_Records for the task_
○ ○ ○ ○ ○

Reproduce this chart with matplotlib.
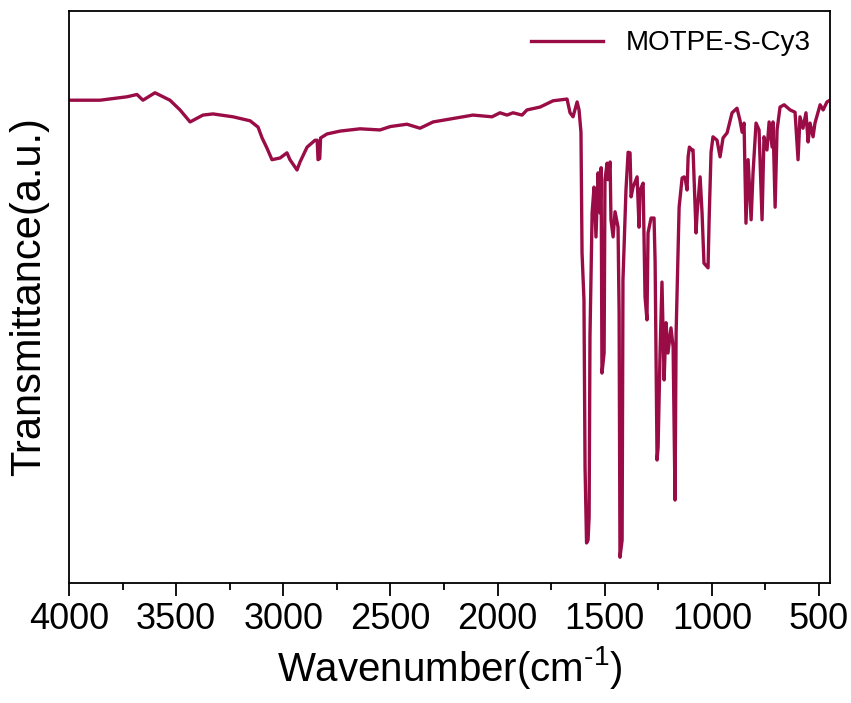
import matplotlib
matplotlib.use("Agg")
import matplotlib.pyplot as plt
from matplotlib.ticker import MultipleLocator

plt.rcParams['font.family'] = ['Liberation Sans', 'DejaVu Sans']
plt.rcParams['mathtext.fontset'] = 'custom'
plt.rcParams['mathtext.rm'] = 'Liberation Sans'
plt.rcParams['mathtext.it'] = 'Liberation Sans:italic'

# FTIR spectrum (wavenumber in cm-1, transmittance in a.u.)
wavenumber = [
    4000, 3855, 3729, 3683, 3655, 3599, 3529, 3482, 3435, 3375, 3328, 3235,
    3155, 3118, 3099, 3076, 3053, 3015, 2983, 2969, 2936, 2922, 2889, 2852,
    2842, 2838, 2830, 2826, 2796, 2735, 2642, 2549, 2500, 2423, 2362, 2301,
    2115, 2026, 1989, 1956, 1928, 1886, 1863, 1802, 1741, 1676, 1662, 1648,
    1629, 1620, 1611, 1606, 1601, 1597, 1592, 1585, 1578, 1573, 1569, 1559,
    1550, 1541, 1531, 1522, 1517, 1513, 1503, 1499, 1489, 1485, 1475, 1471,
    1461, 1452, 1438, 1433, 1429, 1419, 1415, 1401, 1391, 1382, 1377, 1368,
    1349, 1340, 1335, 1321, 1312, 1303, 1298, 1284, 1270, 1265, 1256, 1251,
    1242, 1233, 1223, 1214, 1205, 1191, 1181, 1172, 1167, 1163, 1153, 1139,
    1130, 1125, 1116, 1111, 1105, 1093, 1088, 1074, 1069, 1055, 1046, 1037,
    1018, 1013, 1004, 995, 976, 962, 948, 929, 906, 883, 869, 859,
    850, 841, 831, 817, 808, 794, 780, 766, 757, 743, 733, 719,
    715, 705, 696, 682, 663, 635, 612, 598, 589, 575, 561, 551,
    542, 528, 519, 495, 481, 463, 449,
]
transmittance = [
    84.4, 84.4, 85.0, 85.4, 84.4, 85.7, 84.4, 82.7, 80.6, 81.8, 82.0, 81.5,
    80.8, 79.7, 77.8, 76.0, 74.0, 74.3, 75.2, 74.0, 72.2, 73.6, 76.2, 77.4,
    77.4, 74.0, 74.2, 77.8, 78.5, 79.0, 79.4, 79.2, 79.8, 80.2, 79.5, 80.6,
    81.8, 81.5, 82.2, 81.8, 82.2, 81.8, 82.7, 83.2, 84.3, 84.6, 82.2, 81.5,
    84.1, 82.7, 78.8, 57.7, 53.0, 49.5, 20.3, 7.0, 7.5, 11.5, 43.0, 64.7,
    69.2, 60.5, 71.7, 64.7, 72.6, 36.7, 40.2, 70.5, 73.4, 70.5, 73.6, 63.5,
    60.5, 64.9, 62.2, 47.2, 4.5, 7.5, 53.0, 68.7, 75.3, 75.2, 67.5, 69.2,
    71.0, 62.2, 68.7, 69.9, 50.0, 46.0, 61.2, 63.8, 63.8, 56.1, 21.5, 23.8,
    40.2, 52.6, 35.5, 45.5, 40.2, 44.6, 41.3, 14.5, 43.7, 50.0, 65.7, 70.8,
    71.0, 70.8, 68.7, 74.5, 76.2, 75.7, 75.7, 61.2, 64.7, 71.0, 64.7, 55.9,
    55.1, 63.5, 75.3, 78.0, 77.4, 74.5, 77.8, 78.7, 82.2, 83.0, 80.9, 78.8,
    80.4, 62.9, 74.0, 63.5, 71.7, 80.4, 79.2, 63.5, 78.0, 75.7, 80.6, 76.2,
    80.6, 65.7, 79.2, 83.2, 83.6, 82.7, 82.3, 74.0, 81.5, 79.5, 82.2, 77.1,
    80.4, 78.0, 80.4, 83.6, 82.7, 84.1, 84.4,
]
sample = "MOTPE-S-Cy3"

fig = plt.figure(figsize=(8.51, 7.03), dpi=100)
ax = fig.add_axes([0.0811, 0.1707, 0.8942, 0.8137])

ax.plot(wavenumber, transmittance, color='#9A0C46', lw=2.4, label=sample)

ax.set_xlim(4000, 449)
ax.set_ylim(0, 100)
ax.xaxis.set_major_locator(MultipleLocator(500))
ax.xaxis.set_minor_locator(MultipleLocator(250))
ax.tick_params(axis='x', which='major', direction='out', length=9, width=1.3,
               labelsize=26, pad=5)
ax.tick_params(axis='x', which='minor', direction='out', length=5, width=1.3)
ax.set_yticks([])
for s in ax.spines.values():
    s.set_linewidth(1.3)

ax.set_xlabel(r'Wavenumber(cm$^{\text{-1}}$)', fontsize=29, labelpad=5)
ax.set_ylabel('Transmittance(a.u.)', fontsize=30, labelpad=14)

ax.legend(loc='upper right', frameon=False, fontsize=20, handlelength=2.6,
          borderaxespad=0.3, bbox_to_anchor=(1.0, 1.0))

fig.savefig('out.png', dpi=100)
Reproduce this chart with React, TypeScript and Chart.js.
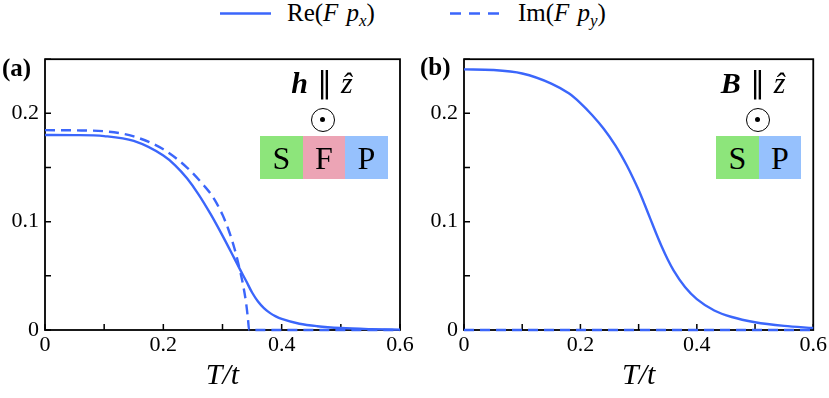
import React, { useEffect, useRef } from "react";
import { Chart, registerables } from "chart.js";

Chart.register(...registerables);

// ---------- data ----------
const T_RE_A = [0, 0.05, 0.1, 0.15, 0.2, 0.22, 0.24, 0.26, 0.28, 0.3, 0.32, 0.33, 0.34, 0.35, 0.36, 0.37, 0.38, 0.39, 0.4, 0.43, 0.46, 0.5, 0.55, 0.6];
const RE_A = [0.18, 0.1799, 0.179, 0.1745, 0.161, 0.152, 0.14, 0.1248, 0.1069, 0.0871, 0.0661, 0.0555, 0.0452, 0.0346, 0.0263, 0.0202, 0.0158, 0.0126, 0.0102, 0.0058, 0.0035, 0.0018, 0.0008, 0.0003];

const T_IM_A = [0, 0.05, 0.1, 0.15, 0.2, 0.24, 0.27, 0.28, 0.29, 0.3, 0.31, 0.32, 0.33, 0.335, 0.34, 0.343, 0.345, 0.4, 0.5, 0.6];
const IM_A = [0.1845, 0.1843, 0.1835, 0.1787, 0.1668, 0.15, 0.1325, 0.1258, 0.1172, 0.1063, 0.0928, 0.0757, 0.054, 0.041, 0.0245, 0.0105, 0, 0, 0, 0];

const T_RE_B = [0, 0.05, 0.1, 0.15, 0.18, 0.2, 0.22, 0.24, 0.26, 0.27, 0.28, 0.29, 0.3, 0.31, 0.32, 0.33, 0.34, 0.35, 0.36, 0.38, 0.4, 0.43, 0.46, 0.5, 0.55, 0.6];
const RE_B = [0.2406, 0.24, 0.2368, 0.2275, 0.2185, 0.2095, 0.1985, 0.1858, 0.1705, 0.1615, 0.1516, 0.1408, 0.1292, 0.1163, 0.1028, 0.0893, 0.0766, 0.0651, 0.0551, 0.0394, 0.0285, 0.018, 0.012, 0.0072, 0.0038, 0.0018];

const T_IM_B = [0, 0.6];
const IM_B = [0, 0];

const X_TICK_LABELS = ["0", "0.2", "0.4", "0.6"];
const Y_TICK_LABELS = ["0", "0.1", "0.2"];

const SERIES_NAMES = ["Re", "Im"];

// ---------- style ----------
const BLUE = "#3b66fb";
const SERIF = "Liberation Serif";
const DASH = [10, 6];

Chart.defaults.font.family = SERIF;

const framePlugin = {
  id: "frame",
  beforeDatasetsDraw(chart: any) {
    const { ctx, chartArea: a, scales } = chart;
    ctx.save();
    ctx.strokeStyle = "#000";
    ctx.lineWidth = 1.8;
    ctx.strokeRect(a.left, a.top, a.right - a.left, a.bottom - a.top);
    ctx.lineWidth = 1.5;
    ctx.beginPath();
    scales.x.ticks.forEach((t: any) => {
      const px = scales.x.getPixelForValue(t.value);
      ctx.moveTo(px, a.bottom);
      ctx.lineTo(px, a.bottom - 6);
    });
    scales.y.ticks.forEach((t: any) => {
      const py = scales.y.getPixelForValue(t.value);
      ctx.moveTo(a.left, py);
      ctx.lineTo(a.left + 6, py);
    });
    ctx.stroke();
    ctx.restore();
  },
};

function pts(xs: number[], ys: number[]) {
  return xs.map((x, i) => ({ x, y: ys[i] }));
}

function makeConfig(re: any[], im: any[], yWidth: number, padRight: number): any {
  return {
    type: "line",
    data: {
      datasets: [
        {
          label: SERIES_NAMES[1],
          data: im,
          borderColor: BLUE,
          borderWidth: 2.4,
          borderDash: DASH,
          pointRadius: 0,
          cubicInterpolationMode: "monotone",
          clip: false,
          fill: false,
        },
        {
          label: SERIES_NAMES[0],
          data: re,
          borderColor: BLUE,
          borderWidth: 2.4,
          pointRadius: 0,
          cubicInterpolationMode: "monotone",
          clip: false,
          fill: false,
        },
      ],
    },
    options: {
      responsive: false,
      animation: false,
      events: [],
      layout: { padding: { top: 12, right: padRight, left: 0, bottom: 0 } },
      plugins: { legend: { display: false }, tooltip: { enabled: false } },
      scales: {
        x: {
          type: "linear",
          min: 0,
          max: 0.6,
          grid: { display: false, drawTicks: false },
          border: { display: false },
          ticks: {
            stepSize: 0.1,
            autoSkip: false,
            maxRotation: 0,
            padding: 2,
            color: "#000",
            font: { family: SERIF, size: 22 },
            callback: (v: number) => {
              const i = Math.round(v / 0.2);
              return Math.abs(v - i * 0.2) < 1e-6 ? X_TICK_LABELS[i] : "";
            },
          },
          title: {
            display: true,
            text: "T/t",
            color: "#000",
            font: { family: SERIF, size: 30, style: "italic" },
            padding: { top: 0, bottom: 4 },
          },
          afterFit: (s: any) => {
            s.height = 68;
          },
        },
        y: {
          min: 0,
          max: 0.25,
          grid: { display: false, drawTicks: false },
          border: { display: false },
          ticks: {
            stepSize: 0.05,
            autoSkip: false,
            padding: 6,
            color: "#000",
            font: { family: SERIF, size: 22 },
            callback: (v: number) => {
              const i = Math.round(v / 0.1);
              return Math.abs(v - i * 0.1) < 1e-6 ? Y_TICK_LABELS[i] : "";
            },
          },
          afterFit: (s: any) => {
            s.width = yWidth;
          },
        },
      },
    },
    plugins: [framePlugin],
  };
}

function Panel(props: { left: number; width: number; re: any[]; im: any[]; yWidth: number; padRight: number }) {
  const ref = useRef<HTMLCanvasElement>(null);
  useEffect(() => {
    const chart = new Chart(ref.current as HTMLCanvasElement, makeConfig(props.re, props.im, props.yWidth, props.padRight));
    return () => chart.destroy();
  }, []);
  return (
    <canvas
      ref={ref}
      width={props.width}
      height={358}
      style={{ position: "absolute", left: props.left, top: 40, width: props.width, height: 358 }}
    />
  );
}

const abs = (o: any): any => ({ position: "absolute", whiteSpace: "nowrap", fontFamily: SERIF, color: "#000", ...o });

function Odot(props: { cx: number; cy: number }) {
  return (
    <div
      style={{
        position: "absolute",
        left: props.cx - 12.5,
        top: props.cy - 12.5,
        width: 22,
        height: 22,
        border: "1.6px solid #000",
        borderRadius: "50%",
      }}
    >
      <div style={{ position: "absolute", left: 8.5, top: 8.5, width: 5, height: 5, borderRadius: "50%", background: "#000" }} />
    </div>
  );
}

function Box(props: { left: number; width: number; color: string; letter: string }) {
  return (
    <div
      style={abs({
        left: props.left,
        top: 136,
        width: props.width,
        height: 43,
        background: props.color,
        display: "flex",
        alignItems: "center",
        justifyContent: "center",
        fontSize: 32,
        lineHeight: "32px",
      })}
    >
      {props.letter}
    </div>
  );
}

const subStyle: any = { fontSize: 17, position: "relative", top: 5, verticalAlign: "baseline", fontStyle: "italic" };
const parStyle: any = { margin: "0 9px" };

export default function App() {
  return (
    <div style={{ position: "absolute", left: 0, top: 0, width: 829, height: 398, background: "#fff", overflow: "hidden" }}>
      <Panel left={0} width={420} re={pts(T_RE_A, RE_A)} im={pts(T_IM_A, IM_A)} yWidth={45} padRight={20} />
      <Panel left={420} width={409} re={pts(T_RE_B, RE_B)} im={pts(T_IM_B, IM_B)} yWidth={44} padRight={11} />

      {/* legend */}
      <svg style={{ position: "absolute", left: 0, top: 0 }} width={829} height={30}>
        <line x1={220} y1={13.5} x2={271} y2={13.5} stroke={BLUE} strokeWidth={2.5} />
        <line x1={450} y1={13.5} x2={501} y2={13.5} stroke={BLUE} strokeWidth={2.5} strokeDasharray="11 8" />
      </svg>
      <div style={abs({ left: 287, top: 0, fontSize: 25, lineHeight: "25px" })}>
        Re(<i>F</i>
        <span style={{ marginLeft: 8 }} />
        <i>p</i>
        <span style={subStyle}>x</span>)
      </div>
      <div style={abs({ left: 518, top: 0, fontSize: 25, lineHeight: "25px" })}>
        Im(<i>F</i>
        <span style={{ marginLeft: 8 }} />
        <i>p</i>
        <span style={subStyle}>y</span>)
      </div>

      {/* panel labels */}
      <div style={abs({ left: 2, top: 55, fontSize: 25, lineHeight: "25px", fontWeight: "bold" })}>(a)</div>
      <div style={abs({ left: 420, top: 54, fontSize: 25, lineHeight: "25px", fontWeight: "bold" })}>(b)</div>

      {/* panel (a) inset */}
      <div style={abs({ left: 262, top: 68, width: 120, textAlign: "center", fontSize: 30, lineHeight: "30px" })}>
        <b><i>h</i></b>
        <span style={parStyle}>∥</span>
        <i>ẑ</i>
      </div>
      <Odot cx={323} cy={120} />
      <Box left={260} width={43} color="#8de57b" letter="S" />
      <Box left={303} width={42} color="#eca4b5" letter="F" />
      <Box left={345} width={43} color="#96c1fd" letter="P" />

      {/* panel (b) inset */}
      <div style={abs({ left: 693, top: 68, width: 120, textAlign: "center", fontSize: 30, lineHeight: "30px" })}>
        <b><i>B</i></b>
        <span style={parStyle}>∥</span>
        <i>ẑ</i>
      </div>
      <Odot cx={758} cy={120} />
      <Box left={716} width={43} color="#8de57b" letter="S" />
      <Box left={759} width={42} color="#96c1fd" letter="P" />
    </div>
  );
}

○ ○ ○ ○ ○

_Problem to work on_
Only the lines from the one holding "Reproduce this chart with React, TypeScript" to the one holding "Chart.register(...registerables);" should be returned, both included and exactly as written, with no pictures.

_Result of the task_
Reproduce this chart with React, TypeScript and Chart.js.
import React, { useEffect, useRef } from "react";
import { Chart, registerables } from "chart.js";

Chart.register(...registerables);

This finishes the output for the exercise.